If our young people don’t have the tools to deal with these issues, they are simply not in a position to be able to learn.

The Middle School team consulted and researched widely to target a program that would offer the girl’s the confidence to address these issues within the school environment. Staff worked to collate a library of POSITIVE centred readings, video clips, podcasts, songs, feature articles and short stories centred around the themes we had identified and addressed POSITIVE solutions to HELP Girls… Kaz Cooke, Maggie Dent (our patron), the “Dove” media packages offered some great provocations;  as well as best practice readings from Relationships Australia and other professional support organisations.

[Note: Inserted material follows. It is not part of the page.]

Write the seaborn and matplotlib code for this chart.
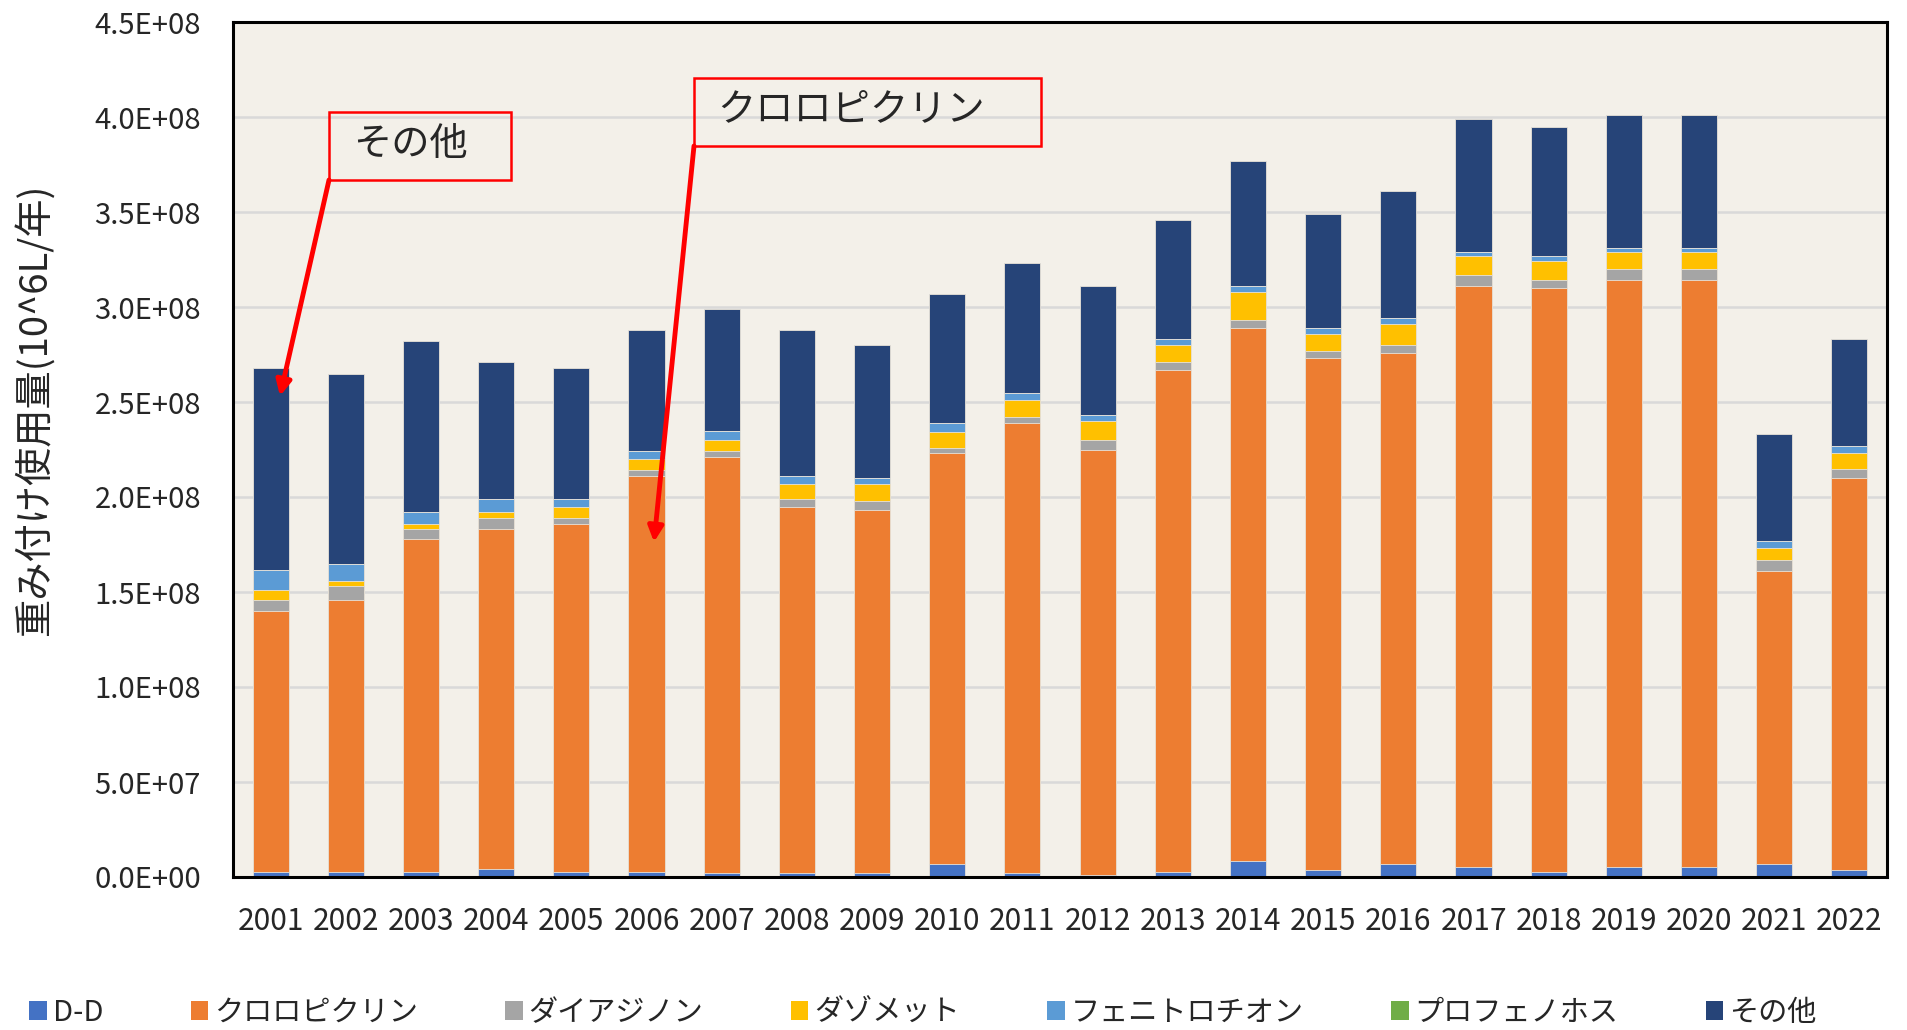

resourcesThese “readings” have been broken into five weekly reading packages which will be delivered as a “girls only” group in a fully integrated English program. We have secretly employed the mums who also completed the reading program, complete with homework for Mum AND daughter.

Mother and daughter study, discuss, read and reflect on the weekly readings TOGETHER before they come to school to share their thoughts with their “Reading Circles” group.  The package integrates perfectly with English, Health, Electives, Zentangles and our Girls group and is informed by the pastoral care focus we have throughout the school.

The series culminated today (Friday the 6th June) with a special surprise event! The girl’s arrived to find all their mothers AT SCHOOL accompanied by our special guest; Kate Wilson – our amazing “spoken Word Poet” – a passionate young lady who has much to say about the issues we are addressing. You can view a sample of her work at http://www.youtube.com/watch?v=rK46nILY-rw – she was truly MAGICAL!

Most significantly – each mother shared about a moment from their own childhood where they had to face a challenge lead to a POSITIVE; something that was special to all of the girls – they were invited to present their snapshot through a medium of their choice; a dance, a song, a poem, a story but REAL and from the heart.

They also gave their daughter a handwritten letter in which they communicated and celebrated the BEAUTY they see in their daughter.

We are sold on the belief that schools must work with parents in partnership toward developing our young people – not JUST in an academic program but multi-elementally. We are excited that our school has been in an intimate position to RESPOND to the needs of our children in partnership with our wonderful community.